** Start SOURCE MATERIAL **
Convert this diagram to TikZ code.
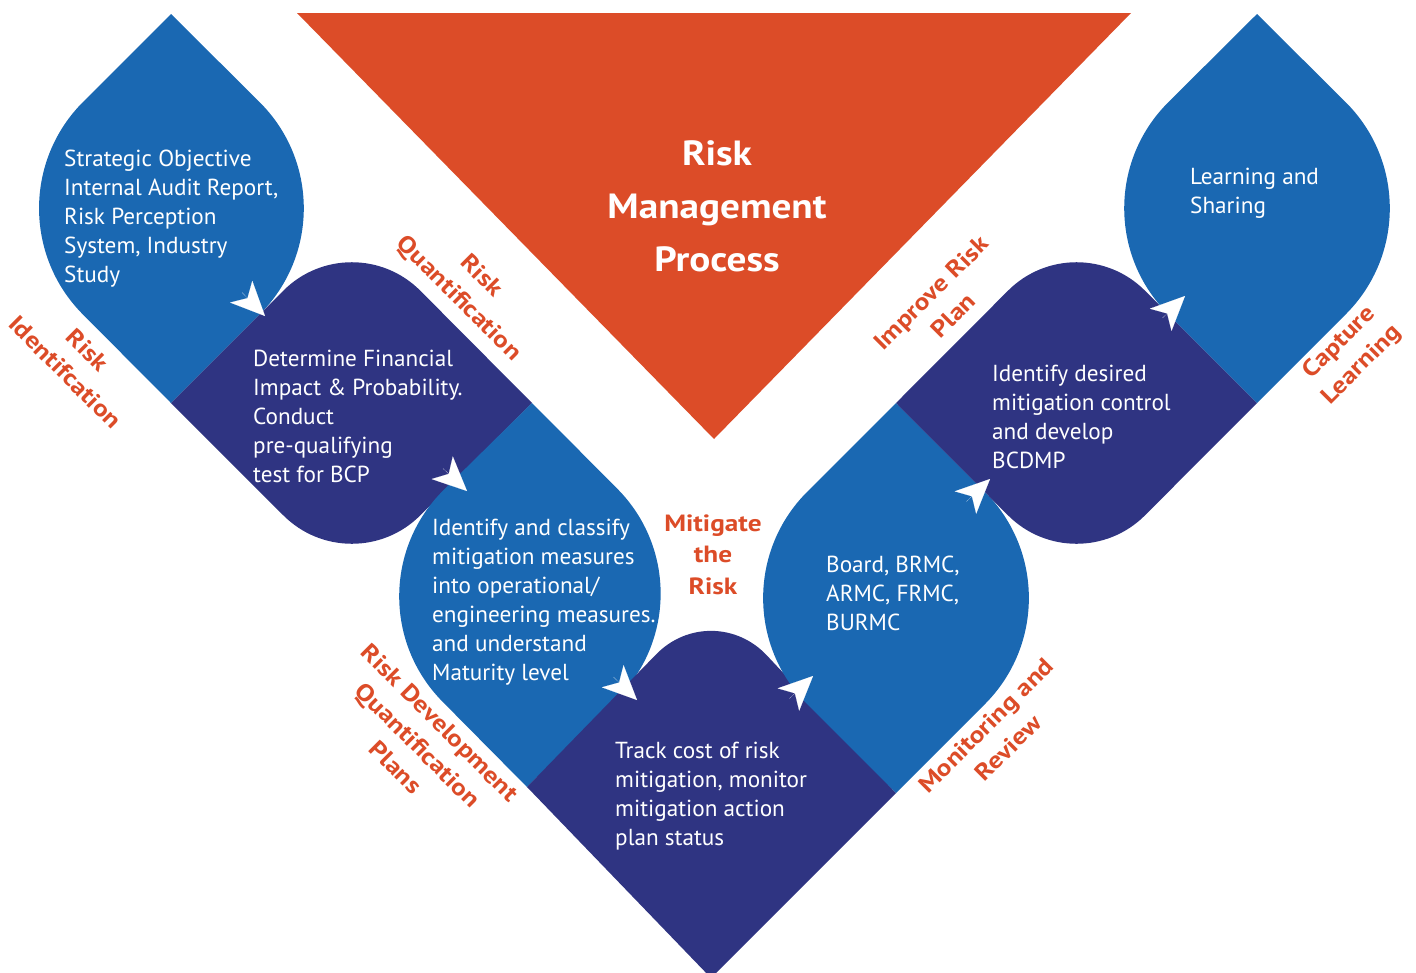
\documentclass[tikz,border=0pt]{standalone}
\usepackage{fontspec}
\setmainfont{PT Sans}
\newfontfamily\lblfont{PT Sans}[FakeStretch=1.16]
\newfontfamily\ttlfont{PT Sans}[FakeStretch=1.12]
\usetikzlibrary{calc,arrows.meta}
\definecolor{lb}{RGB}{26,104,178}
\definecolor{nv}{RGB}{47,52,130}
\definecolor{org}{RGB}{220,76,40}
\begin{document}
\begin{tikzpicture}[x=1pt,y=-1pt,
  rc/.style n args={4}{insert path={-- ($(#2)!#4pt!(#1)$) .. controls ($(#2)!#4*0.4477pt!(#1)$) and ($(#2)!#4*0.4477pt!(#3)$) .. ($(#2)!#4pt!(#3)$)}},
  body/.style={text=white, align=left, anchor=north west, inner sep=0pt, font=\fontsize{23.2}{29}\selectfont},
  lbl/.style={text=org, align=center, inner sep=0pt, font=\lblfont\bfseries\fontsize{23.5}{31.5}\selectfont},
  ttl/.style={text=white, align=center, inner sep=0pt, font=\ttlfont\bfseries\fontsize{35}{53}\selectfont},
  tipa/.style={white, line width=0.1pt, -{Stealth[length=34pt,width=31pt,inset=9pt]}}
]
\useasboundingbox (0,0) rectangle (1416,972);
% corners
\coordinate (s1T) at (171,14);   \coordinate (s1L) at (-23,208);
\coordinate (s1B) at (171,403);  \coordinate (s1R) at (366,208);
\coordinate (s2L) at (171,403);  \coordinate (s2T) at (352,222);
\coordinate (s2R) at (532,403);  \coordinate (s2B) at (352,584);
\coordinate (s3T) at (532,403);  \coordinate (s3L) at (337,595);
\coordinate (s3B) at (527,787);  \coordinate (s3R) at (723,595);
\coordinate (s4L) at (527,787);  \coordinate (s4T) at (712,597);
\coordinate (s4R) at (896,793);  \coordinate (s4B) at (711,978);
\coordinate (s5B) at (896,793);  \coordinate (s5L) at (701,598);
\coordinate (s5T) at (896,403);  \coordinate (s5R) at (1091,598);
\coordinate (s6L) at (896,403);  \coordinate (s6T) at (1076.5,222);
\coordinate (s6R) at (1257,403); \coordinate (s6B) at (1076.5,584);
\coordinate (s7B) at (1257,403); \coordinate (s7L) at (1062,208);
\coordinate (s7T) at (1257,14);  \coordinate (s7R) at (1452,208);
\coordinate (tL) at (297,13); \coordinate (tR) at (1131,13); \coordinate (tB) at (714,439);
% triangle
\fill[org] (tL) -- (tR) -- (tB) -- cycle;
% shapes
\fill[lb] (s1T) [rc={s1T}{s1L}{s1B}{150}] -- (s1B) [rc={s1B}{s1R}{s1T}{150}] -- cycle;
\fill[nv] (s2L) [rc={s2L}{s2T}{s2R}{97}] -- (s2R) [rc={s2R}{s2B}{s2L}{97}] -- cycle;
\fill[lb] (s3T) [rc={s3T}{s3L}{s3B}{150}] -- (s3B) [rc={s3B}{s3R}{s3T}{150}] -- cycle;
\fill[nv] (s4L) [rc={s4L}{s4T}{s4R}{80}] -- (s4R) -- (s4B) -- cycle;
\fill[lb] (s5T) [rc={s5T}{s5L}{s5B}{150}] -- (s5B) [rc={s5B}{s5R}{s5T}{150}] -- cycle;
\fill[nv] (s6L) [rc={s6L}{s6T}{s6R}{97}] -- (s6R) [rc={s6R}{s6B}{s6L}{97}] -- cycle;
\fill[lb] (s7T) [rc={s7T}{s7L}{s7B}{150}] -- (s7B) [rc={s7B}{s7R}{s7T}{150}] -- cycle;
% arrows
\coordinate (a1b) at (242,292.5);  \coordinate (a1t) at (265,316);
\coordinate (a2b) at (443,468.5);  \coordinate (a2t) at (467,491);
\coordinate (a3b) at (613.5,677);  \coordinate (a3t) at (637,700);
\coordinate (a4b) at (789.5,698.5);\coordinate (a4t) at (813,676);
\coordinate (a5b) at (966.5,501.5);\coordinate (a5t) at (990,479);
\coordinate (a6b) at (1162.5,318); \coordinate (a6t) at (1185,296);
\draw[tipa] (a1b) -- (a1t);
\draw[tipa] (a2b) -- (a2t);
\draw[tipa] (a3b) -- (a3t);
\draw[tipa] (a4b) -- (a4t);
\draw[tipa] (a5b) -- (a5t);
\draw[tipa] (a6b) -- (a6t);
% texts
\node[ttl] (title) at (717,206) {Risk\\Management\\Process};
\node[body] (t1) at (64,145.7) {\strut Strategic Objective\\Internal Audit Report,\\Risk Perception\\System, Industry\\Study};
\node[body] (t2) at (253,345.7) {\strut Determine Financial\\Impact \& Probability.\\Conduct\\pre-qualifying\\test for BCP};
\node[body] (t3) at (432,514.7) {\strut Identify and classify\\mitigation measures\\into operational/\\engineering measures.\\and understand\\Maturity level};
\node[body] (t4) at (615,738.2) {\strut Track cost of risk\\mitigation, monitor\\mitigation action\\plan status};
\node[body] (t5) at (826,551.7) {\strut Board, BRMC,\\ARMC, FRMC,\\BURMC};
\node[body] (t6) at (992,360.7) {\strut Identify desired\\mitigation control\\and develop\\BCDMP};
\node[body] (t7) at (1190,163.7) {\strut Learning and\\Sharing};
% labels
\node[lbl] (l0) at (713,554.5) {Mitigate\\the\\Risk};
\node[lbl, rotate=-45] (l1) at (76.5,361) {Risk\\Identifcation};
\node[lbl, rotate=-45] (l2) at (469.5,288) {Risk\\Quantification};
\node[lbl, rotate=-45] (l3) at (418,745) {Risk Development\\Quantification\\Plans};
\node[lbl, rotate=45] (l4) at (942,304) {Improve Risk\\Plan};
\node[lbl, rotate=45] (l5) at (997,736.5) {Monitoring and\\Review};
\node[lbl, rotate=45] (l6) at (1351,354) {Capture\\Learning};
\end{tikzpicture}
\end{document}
** End SOURCE MATERIAL **
SHORT PROBLEM
Repeat the material above word for word and skip every image in it.

EXPECTED OUTPUT
Convert this diagram to TikZ code.
\documentclass[tikz,border=0pt]{standalone}
\usepackage{fontspec}
\setmainfont{PT Sans}
\newfontfamily\lblfont{PT Sans}[FakeStretch=1.16]
\newfontfamily\ttlfont{PT Sans}[FakeStretch=1.12]
\usetikzlibrary{calc,arrows.meta}
\definecolor{lb}{RGB}{26,104,178}
\definecolor{nv}{RGB}{47,52,130}
\definecolor{org}{RGB}{220,76,40}
\begin{document}
\begin{tikzpicture}[x=1pt,y=-1pt,
  rc/.style n args={4}{insert path={-- ($(#2)!#4pt!(#1)$) .. controls ($(#2)!#4*0.4477pt!(#1)$) and ($(#2)!#4*0.4477pt!(#3)$) .. ($(#2)!#4pt!(#3)$)}},
  body/.style={text=white, align=left, anchor=north west, inner sep=0pt, font=\fontsize{23.2}{29}\selectfont},
  lbl/.style={text=org, align=center, inner sep=0pt, font=\lblfont\bfseries\fontsize{23.5}{31.5}\selectfont},
  ttl/.style={text=white, align=center, inner sep=0pt, font=\ttlfont\bfseries\fontsize{35}{53}\selectfont},
  tipa/.style={white, line width=0.1pt, -{Stealth[length=34pt,width=31pt,inset=9pt]}}
]
\useasboundingbox (0,0) rectangle (1416,972);
% corners
\coordinate (s1T) at (171,14);   \coordinate (s1L) at (-23,208);
\coordinate (s1B) at (171,403);  \coordinate (s1R) at (366,208);
\coordinate (s2L) at (171,403);  \coordinate (s2T) at (352,222);
\coordinate (s2R) at (532,403);  \coordinate (s2B) at (352,584);
\coordinate (s3T) at (532,403);  \coordinate (s3L) at (337,595);
\coordinate (s3B) at (527,787);  \coordinate (s3R) at (723,595);
\coordinate (s4L) at (527,787);  \coordinate (s4T) at (712,597);
\coordinate (s4R) at (896,793);  \coordinate (s4B) at (711,978);
\coordinate (s5B) at (896,793);  \coordinate (s5L) at (701,598);
\coordinate (s5T) at (896,403);  \coordinate (s5R) at (1091,598);
\coordinate (s6L) at (896,403);  \coordinate (s6T) at (1076.5,222);
\coordinate (s6R) at (1257,403); \coordinate (s6B) at (1076.5,584);
\coordinate (s7B) at (1257,403); \coordinate (s7L) at (1062,208);
\coordinate (s7T) at (1257,14);  \coordinate (s7R) at (1452,208);
\coordinate (tL) at (297,13); \coordinate (tR) at (1131,13); \coordinate (tB) at (714,439);
% triangle
\fill[org] (tL) -- (tR) -- (tB) -- cycle;
% shapes
\fill[lb] (s1T) [rc={s1T}{s1L}{s1B}{150}] -- (s1B) [rc={s1B}{s1R}{s1T}{150}] -- cycle;
\fill[nv] (s2L) [rc={s2L}{s2T}{s2R}{97}] -- (s2R) [rc={s2R}{s2B}{s2L}{97}] -- cycle;
\fill[lb] (s3T) [rc={s3T}{s3L}{s3B}{150}] -- (s3B) [rc={s3B}{s3R}{s3T}{150}] -- cycle;
\fill[nv] (s4L) [rc={s4L}{s4T}{s4R}{80}] -- (s4R) -- (s4B) -- cycle;
\fill[lb] (s5T) [rc={s5T}{s5L}{s5B}{150}] -- (s5B) [rc={s5B}{s5R}{s5T}{150}] -- cycle;
\fill[nv] (s6L) [rc={s6L}{s6T}{s6R}{97}] -- (s6R) [rc={s6R}{s6B}{s6L}{97}] -- cycle;
\fill[lb] (s7T) [rc={s7T}{s7L}{s7B}{150}] -- (s7B) [rc={s7B}{s7R}{s7T}{150}] -- cycle;
% arrows
\coordinate (a1b) at (242,292.5);  \coordinate (a1t) at (265,316);
\coordinate (a2b) at (443,468.5);  \coordinate (a2t) at (467,491);
\coordinate (a3b) at (613.5,677);  \coordinate (a3t) at (637,700);
\coordinate (a4b) at (789.5,698.5);\coordinate (a4t) at (813,676);
\coordinate (a5b) at (966.5,501.5);\coordinate (a5t) at (990,479);
\coordinate (a6b) at (1162.5,318); \coordinate (a6t) at (1185,296);
\draw[tipa] (a1b) -- (a1t);
\draw[tipa] (a2b) -- (a2t);
\draw[tipa] (a3b) -- (a3t);
\draw[tipa] (a4b) -- (a4t);
\draw[tipa] (a5b) -- (a5t);
\draw[tipa] (a6b) -- (a6t);
% texts
\node[ttl] (title) at (717,206) {Risk\\Management\\Process};
\node[body] (t1) at (64,145.7) {\strut Strategic Objective\\Internal Audit Report,\\Risk Perception\\System, Industry\\Study};
\node[body] (t2) at (253,345.7) {\strut Determine Financial\\Impact \& Probability.\\Conduct\\pre-qualifying\\test for BCP};
\node[body] (t3) at (432,514.7) {\strut Identify and classify\\mitigation measures\\into operational/\\engineering measures.\\and understand\\Maturity level};
\node[body] (t4) at (615,738.2) {\strut Track cost of risk\\mitigation, monitor\\mitigation action\\plan status};
\node[body] (t5) at (826,551.7) {\strut Board, BRMC,\\ARMC, FRMC,\\BURMC};
\node[body] (t6) at (992,360.7) {\strut Identify desired\\mitigation control\\and develop\\BCDMP};
\node[body] (t7) at (1190,163.7) {\strut Learning and\\Sharing};
% labels
\node[lbl] (l0) at (713,554.5) {Mitigate\\the\\Risk};
\node[lbl, rotate=-45] (l1) at (76.5,361) {Risk\\Identifcation};
\node[lbl, rotate=-45] (l2) at (469.5,288) {Risk\\Quantification};
\node[lbl, rotate=-45] (l3) at (418,745) {Risk Development\\Quantification\\Plans};
\node[lbl, rotate=45] (l4) at (942,304) {Improve Risk\\Plan};
\node[lbl, rotate=45] (l5) at (997,736.5) {Monitoring and\\Review};
\node[lbl, rotate=45] (l6) at (1351,354) {Capture\\Learning};
\end{tikzpicture}
\end{document}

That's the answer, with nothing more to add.